### Requirement
Report how many lines contain the word "page"; answer with the number only.

### Information provided
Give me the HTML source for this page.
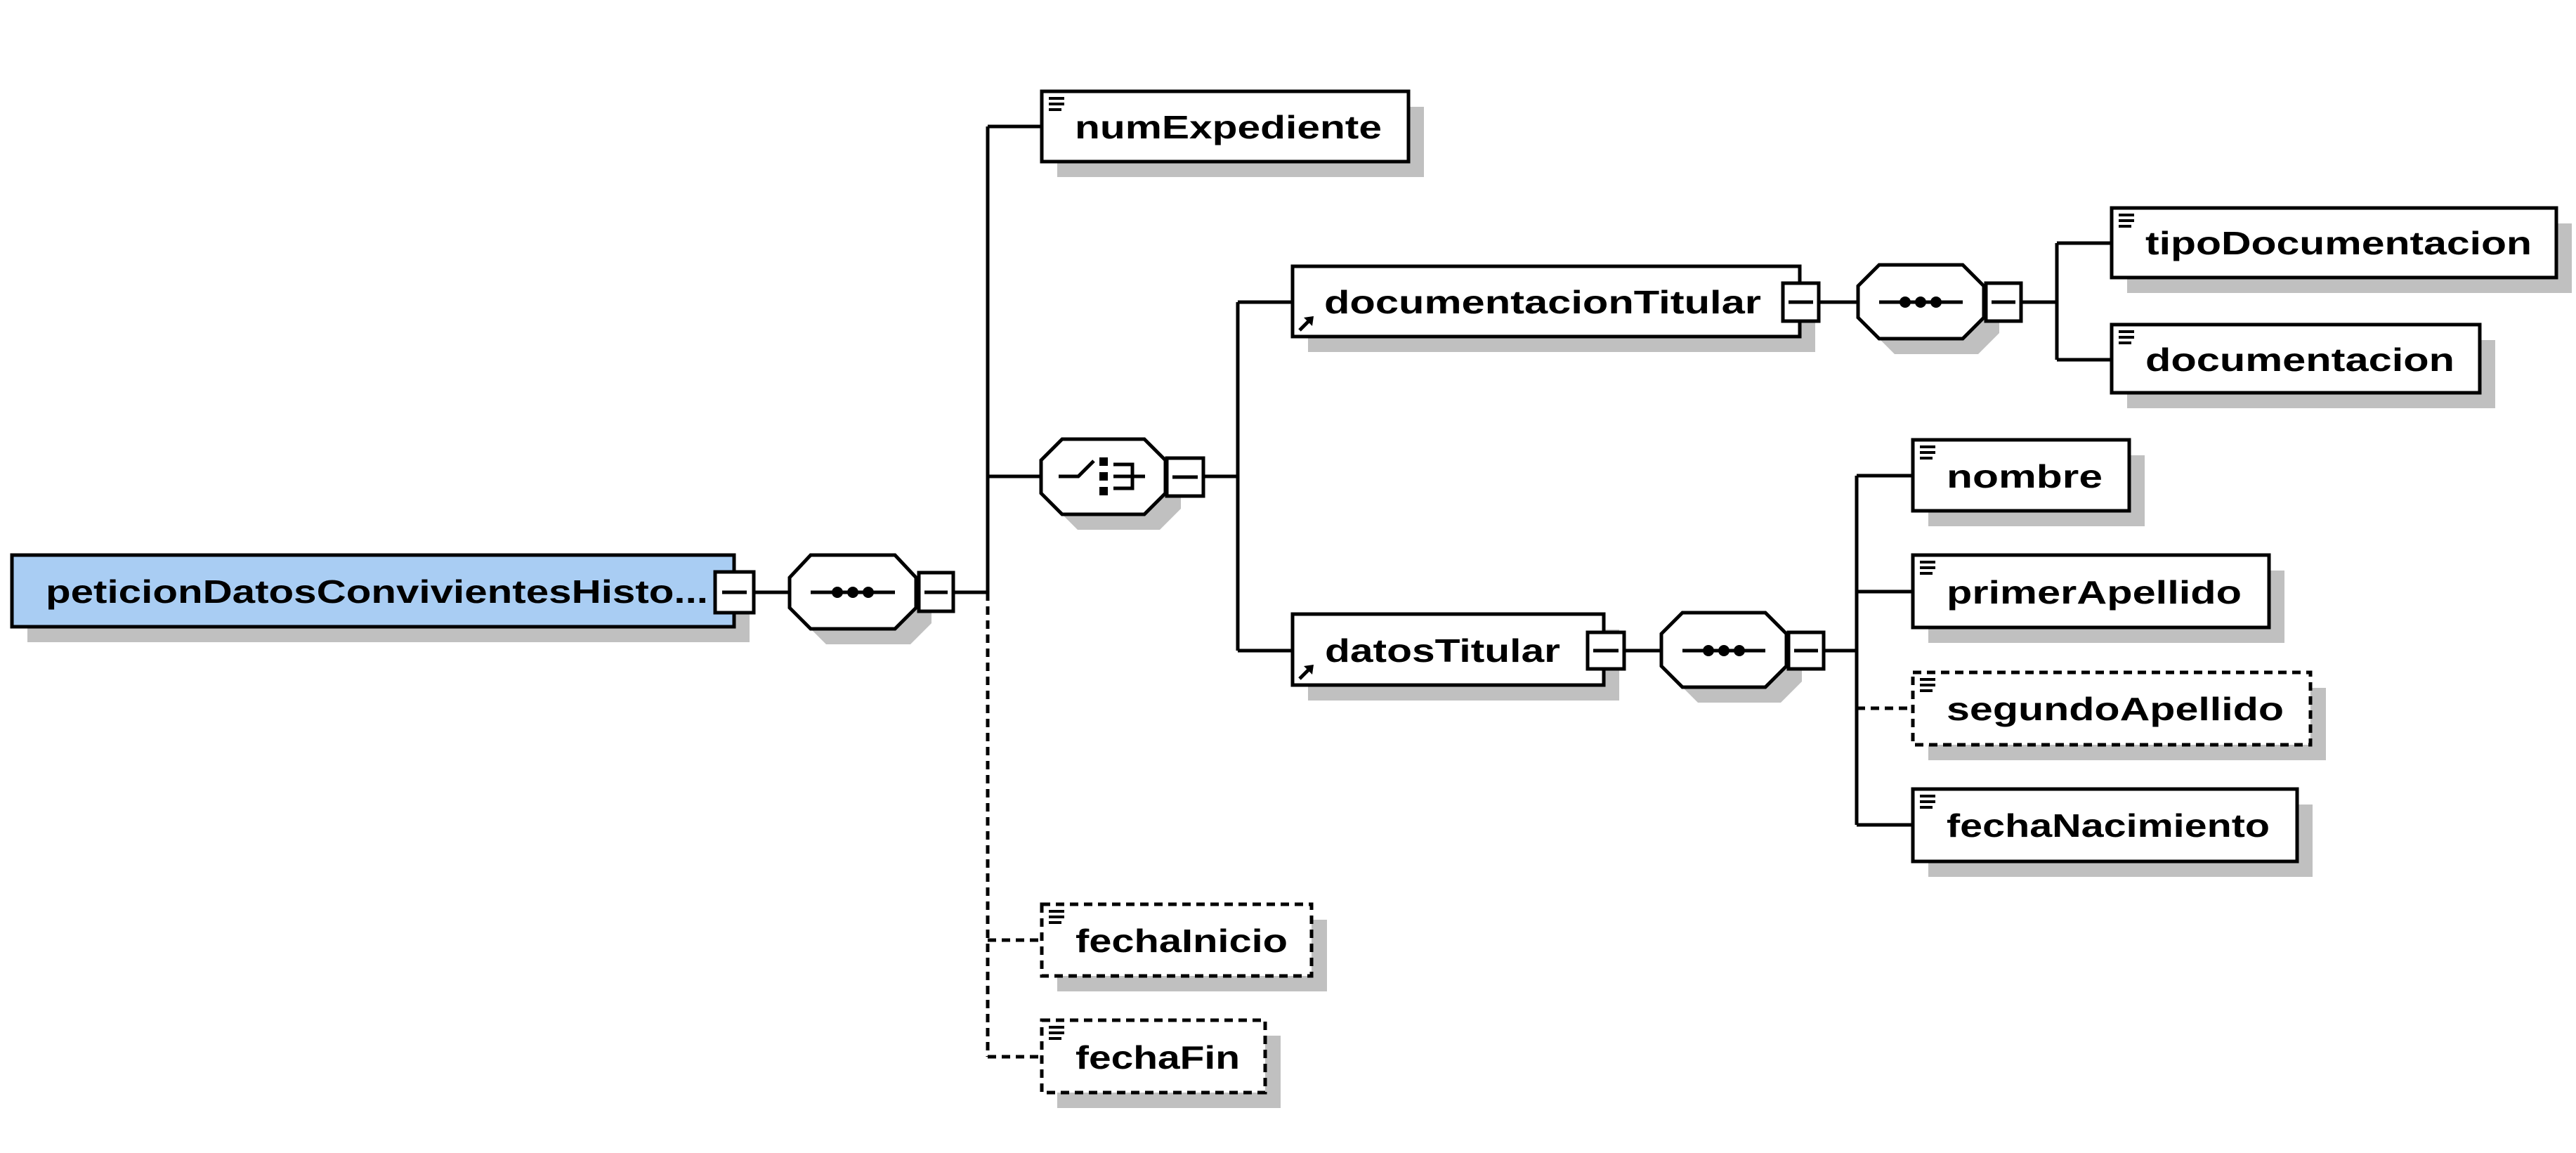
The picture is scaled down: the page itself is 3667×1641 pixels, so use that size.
<!DOCTYPE html>
<html><head><meta charset="utf-8"><style>
html,body{margin:0;padding:0;background:#fff;}
svg{display:block;}
text{font-family:"Liberation Sans",Arial,sans-serif;font-weight:bold;font-size:46px;fill:#000;}
</style></head><body>
<svg width="3667" height="1641" viewBox="0 0 3667 1641" xmlns="http://www.w3.org/2000/svg">
<g fill="#c0c0c0" stroke="none">
<rect x="39" y="812" width="1028" height="102"/>
<polygon points="1176,812 1296,812 1326,844 1326,887 1296,917 1176,917 1146,887 1146,844"/>
<rect x="1505" y="152" width="522" height="100"/>
<polygon points="1534,647 1651,647 1681,677 1681,724 1651,754 1534,754 1504,724 1504,677"/>
<rect x="1862" y="401" width="722" height="100"/>
<polygon points="2697,399 2816,399 2846,429 2846,474 2816,504 2697,504 2667,474 2667,429"/>
<rect x="3028" y="318" width="633" height="99"/>
<rect x="3028" y="484" width="524" height="97"/>
<rect x="1862" y="896" width="443" height="101"/>
<polygon points="2417,894 2535,894 2565,924 2565,970 2535,1000 2417,1000 2387,970 2387,924"/>
<rect x="2745" y="648" width="308" height="101"/>
<rect x="2745" y="812" width="507" height="103"/>
<rect x="2745" y="979" width="566" height="103"/>
<rect x="2745" y="1145" width="547" height="103"/>
<rect x="1505" y="1309" width="384" height="102"/>
<rect x="1505" y="1474" width="318" height="103"/>
</g>
<g stroke="#000" stroke-width="5" fill="none">
<line x1="1073" y1="843" x2="1124" y2="843"/>
<line x1="1357" y1="843" x2="1406" y2="843"/>
<line x1="1406" y1="180" x2="1406" y2="843"/>
<line x1="1406" y1="843" x2="1406" y2="1504" stroke-dasharray="12 8"/>
<line x1="1406" y1="180" x2="1483" y2="180"/>
<line x1="1406" y1="678" x2="1482" y2="678"/>
<line x1="1406" y1="1338" x2="1483" y2="1338" stroke-dasharray="12 8"/>
<line x1="1406" y1="1504" x2="1483" y2="1504" stroke-dasharray="12 8"/>
<line x1="1713" y1="678" x2="1762" y2="678"/>
<line x1="1762" y1="430" x2="1762" y2="926"/>
<line x1="1762" y1="430" x2="1840" y2="430"/>
<line x1="1762" y1="926" x2="1840" y2="926"/>
<line x1="2589" y1="430" x2="2645" y2="430"/>
<line x1="2877" y1="430" x2="2928" y2="430"/>
<line x1="2928" y1="346" x2="2928" y2="512"/>
<line x1="2928" y1="346" x2="3006" y2="346"/>
<line x1="2928" y1="512" x2="3006" y2="512"/>
<line x1="2312" y1="926" x2="2365" y2="926"/>
<line x1="2596" y1="926" x2="2643" y2="926"/>
<line x1="2643" y1="677" x2="2643" y2="1174"/>
<line x1="2643" y1="677" x2="2723" y2="677"/>
<line x1="2643" y1="842" x2="2723" y2="842"/>
<line x1="2643" y1="1008" x2="2723" y2="1008" stroke-dasharray="12 8"/>
<line x1="2643" y1="1174" x2="2723" y2="1174"/>
</g>
<g stroke="#000" stroke-width="5">
<rect x="17" y="790" width="1028" height="102" fill="#a9cdf3"/>
<rect x="1483" y="130" width="522" height="100" fill="#fff"/>
<rect x="1840" y="379" width="722" height="100" fill="#fff"/>
<rect x="3006" y="296" width="633" height="99" fill="#fff"/>
<rect x="3006" y="462" width="524" height="97" fill="#fff"/>
<rect x="1840" y="874" width="443" height="101" fill="#fff"/>
<rect x="2723" y="626" width="308" height="101" fill="#fff"/>
<rect x="2723" y="790" width="507" height="103" fill="#fff"/>
<rect x="2723" y="957" width="566" height="103" fill="#fff" stroke-dasharray="12 8"/>
<rect x="2723" y="1123" width="547" height="103" fill="#fff"/>
<rect x="1483" y="1287" width="384" height="102" fill="#fff" stroke-dasharray="12 8"/>
<rect x="1483" y="1452" width="318" height="103" fill="#fff" stroke-dasharray="12 8"/>
<polygon fill="#fff" points="1154,790 1274,790 1304,822 1304,865 1274,895 1154,895 1124,865 1124,822"/>
<polygon fill="#fff" points="1512,625 1629,625 1659,655 1659,702 1629,732 1512,732 1482,702 1482,655"/>
<polygon fill="#fff" points="2675,377 2794,377 2824,407 2824,452 2794,482 2675,482 2645,452 2645,407"/>
<polygon fill="#fff" points="2395,872 2513,872 2543,902 2543,948 2513,978 2395,978 2365,948 2365,902"/>
<rect x="1018" y="814" width="55" height="58" fill="#fff"/>
<rect x="1308" y="815" width="49" height="55" fill="#fff"/>
<rect x="1661" y="652" width="52" height="54" fill="#fff"/>
<rect x="2538" y="403" width="51" height="54" fill="#fff"/>
<rect x="2827" y="403" width="50" height="54" fill="#fff"/>
<rect x="2260" y="900" width="52" height="52" fill="#fff"/>
<rect x="2546" y="900" width="50" height="52" fill="#fff"/>
</g>
<g stroke="#000" stroke-width="5">
<line x1="1028" y1="843" x2="1063" y2="843"/>
<line x1="1316" y1="843" x2="1349" y2="843"/>
<line x1="1669" y1="679" x2="1705" y2="679"/>
<line x1="2546" y1="430" x2="2581" y2="430"/>
<line x1="2835" y1="430" x2="2869" y2="430"/>
<line x1="2268" y1="926" x2="2304" y2="926"/>
<line x1="2554" y1="926" x2="2588" y2="926"/>
<line x1="1154" y1="843" x2="1274" y2="843"/>
<line x1="2675" y1="430" x2="2794" y2="430"/>
<line x1="2395" y1="926" x2="2513" y2="926"/>
<polyline fill="none" points="1507,678 1535,678 1557,656"/>
<polyline fill="none" points="1585,661 1612,661 1612,695 1585,695"/>
<line x1="1585" y1="678" x2="1630" y2="678"/>
</g>
<g fill="#000">
<circle cx="1192" cy="843" r="8"/><circle cx="1214" cy="843" r="8"/><circle cx="1236" cy="843" r="8"/>
<circle cx="2712" cy="430" r="8"/><circle cx="2734" cy="430" r="8"/><circle cx="2756" cy="430" r="8"/>
<circle cx="2432" cy="926" r="8"/><circle cx="2454" cy="926" r="8"/><circle cx="2476" cy="926" r="8"/>
<rect x="1565" y="651" width="12" height="12"/><rect x="1565" y="672" width="12" height="12"/><rect x="1565" y="693" width="12" height="12"/>
<rect x="1493" y="138" width="22" height="4"/><rect x="1493" y="146" width="22" height="4"/><rect x="1493" y="154" width="18" height="4"/>
<rect x="3016" y="304" width="22" height="4"/><rect x="3016" y="312" width="22" height="4"/><rect x="3016" y="320" width="18" height="4"/>
<rect x="3016" y="470" width="22" height="4"/><rect x="3016" y="478" width="22" height="4"/><rect x="3016" y="486" width="18" height="4"/>
<rect x="2733" y="634" width="22" height="4"/><rect x="2733" y="642" width="22" height="4"/><rect x="2733" y="650" width="18" height="4"/>
<rect x="2733" y="798" width="22" height="4"/><rect x="2733" y="806" width="22" height="4"/><rect x="2733" y="814" width="18" height="4"/>
<rect x="2733" y="965" width="22" height="4"/><rect x="2733" y="973" width="22" height="4"/><rect x="2733" y="981" width="18" height="4"/>
<rect x="2733" y="1131" width="22" height="4"/><rect x="2733" y="1139" width="22" height="4"/><rect x="2733" y="1147" width="18" height="4"/>
<rect x="1493" y="1295" width="22" height="4"/><rect x="1493" y="1303" width="22" height="4"/><rect x="1493" y="1311" width="18" height="4"/>
<rect x="1493" y="1460" width="22" height="4"/><rect x="1493" y="1468" width="22" height="4"/><rect x="1493" y="1476" width="18" height="4"/>
</g>
<g stroke="#000" stroke-width="5" fill="none">
<line x1="1850" y1="470" x2="1866" y2="454"/>
<line x1="1850" y1="966" x2="1866" y2="950"/>
</g>
<g fill="#000">
<polygon points="1870,450 1856,452 1868,464"/>
<polygon points="1870,946 1856,948 1868,960"/>
</g>
<text x="65" y="858" textLength="943" lengthAdjust="spacingAndGlyphs">peticionDatosConvivientesHisto...</text>
<text x="1530" y="197" textLength="437" lengthAdjust="spacingAndGlyphs">numExpediente</text>
<text x="1885" y="446" textLength="622" lengthAdjust="spacingAndGlyphs">documentacionTitular</text>
<text x="3054" y="362" textLength="550" lengthAdjust="spacingAndGlyphs">tipoDocumentacion</text>
<text x="3054" y="528" textLength="440" lengthAdjust="spacingAndGlyphs">documentacion</text>
<text x="1886" y="942" textLength="335" lengthAdjust="spacingAndGlyphs">datosTitular</text>
<text x="2771" y="694" textLength="222" lengthAdjust="spacingAndGlyphs">nombre</text>
<text x="2771" y="859" textLength="420" lengthAdjust="spacingAndGlyphs">primerApellido</text>
<text x="2771" y="1025" textLength="480" lengthAdjust="spacingAndGlyphs">segundoApellido</text>
<text x="2771" y="1191" textLength="460" lengthAdjust="spacingAndGlyphs">fechaNacimiento</text>
<text x="1531" y="1355" textLength="302" lengthAdjust="spacingAndGlyphs">fechaInicio</text>
<text x="1531" y="1521" textLength="234" lengthAdjust="spacingAndGlyphs">fechaFin</text>
</svg>
</body></html>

### Correct result
2